**Task prompt:** Go through the entries one line at a time, and gather every line that has the word "matplotlib".

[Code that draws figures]
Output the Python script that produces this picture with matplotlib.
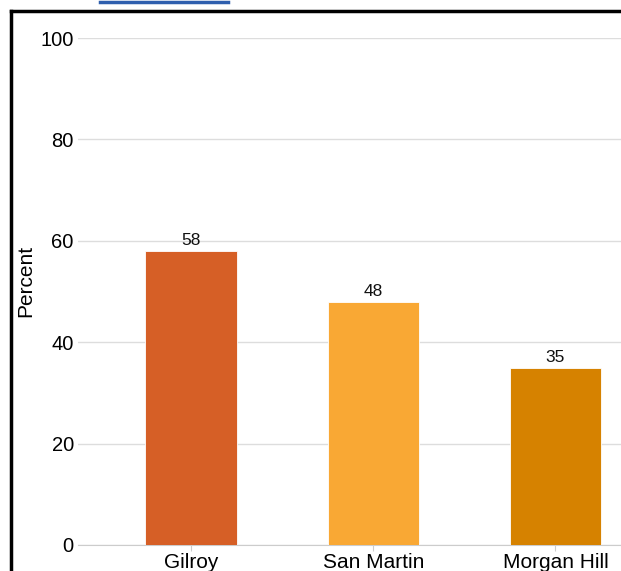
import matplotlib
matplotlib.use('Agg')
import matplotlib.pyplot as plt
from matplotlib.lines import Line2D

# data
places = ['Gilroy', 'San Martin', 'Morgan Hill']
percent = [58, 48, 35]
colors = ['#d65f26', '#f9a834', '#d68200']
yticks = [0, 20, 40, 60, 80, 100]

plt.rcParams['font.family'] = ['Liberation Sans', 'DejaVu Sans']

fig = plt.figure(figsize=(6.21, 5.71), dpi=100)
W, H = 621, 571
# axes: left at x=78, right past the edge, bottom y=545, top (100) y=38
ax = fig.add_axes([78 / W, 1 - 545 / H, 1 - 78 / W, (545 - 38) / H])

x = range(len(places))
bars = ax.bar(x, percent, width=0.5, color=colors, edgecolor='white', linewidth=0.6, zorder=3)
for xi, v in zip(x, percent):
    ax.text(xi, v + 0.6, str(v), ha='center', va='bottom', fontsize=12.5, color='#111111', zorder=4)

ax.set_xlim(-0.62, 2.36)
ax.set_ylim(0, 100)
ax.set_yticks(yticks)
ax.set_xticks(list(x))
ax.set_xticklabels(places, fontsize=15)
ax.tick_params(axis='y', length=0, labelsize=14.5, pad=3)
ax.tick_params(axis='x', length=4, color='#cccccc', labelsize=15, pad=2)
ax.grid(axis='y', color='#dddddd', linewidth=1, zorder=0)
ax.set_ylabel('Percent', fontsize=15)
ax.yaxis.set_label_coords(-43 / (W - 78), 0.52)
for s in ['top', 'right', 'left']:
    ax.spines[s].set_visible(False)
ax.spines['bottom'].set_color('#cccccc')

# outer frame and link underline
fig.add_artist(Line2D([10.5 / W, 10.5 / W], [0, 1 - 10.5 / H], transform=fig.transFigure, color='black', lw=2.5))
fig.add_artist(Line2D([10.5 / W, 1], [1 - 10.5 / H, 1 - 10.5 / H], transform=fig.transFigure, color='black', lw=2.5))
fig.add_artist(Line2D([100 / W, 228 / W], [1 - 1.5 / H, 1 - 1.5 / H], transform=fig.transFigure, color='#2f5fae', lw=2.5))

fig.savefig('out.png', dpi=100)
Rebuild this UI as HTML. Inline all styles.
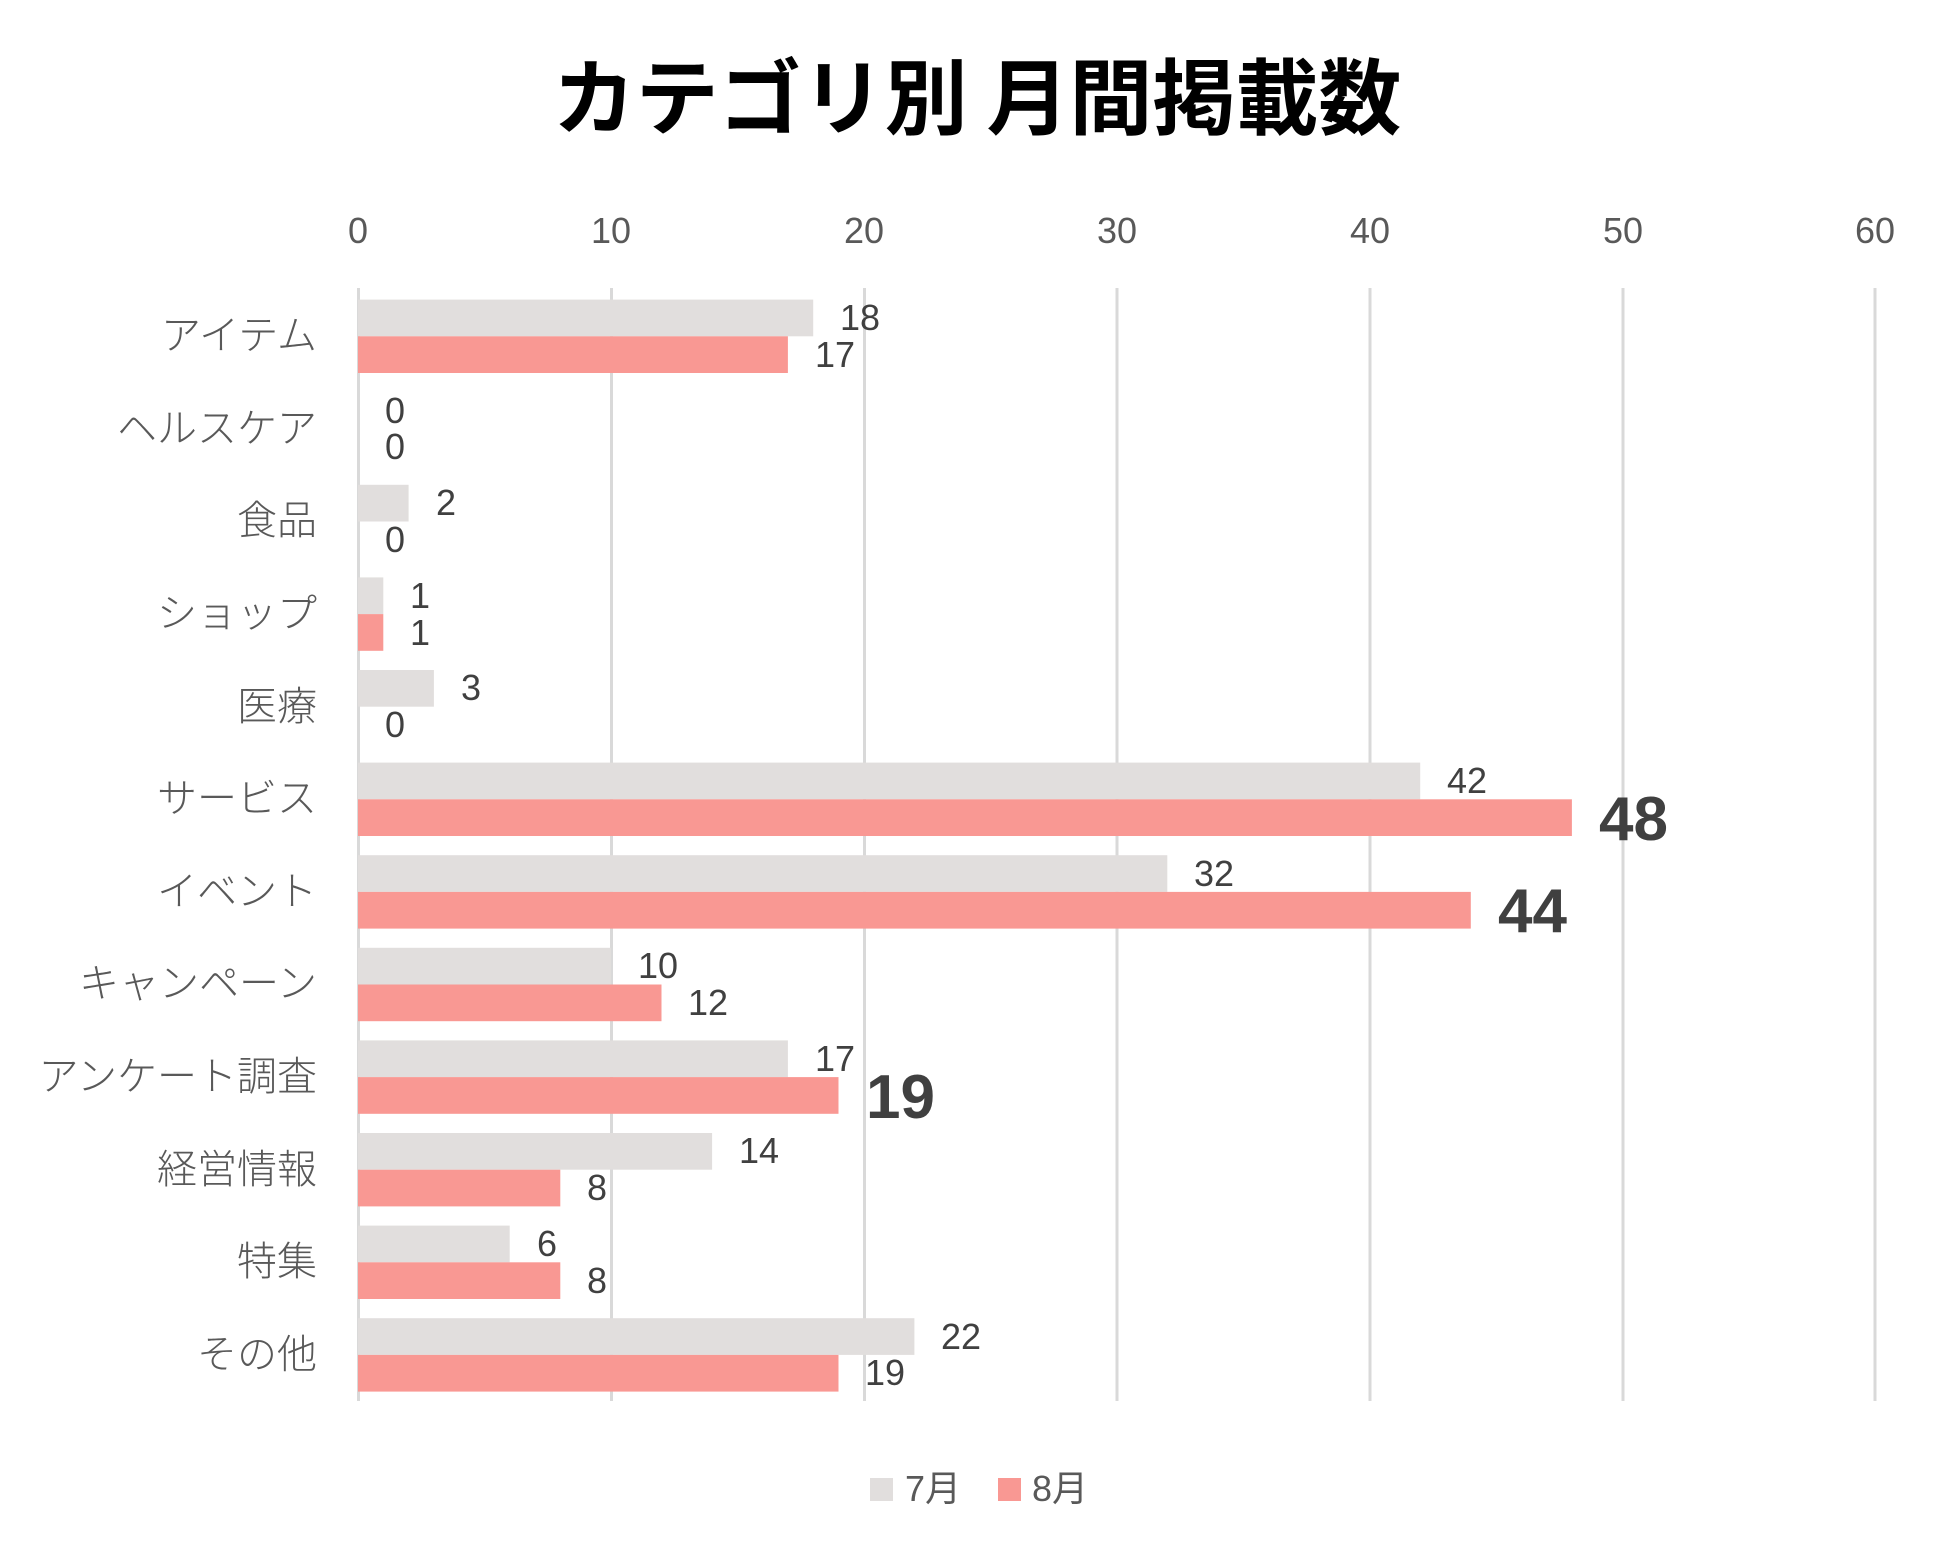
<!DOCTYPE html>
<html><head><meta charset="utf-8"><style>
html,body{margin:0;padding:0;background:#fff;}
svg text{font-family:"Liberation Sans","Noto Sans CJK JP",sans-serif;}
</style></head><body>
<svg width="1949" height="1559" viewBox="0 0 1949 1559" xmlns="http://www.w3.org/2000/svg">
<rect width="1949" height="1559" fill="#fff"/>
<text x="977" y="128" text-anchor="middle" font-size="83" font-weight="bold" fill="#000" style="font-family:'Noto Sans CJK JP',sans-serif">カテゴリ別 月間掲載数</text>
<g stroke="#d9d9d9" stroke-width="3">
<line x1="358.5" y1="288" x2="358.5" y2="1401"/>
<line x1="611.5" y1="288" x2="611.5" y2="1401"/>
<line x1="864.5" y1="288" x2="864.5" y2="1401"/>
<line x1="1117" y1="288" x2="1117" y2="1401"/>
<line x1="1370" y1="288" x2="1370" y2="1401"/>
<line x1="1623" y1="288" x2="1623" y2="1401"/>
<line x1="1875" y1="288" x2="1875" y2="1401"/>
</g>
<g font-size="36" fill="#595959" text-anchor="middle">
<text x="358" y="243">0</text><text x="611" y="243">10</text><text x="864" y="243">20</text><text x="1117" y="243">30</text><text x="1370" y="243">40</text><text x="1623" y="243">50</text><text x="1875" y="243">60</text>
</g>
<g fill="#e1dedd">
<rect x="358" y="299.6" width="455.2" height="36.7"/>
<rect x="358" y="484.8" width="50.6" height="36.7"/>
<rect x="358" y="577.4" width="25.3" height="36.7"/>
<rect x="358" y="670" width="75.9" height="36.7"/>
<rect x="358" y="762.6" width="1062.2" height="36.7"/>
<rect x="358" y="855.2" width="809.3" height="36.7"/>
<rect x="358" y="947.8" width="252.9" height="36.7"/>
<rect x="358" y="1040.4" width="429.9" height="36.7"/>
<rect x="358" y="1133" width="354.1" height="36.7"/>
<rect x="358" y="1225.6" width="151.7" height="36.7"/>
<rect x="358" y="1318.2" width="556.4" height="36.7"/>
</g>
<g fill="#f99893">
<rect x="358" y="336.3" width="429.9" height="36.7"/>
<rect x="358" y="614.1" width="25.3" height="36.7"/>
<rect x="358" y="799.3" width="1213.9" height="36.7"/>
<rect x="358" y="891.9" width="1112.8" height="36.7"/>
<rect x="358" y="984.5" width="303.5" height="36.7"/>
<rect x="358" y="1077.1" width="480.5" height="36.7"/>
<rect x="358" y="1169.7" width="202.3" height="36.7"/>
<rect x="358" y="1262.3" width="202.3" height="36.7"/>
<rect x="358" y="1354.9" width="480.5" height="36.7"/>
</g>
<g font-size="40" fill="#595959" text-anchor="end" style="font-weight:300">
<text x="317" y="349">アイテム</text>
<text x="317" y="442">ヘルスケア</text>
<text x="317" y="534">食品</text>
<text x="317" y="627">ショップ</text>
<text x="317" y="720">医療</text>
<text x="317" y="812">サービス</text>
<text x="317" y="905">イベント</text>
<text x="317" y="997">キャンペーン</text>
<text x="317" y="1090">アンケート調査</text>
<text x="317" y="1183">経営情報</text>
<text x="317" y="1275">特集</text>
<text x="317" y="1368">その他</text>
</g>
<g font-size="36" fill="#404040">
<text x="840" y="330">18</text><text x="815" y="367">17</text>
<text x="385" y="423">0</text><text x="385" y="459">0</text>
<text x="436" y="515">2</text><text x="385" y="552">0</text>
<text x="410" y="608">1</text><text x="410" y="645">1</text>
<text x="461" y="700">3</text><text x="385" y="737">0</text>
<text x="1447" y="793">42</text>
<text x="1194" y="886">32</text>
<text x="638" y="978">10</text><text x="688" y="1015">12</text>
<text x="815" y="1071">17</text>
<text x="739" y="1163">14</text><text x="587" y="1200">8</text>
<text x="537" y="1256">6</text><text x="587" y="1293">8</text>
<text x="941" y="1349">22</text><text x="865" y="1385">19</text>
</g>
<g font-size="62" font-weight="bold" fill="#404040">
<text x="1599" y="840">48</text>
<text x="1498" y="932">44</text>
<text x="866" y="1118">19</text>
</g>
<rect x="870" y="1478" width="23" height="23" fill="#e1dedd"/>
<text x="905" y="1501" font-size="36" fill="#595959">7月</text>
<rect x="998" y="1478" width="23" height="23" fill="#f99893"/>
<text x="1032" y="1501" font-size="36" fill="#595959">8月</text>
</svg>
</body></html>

**Correct output:**
Output the Python script that produces this picture with matplotlib.
import matplotlib
matplotlib.use('Agg')
import matplotlib.pyplot as plt
from matplotlib.lines import Line2D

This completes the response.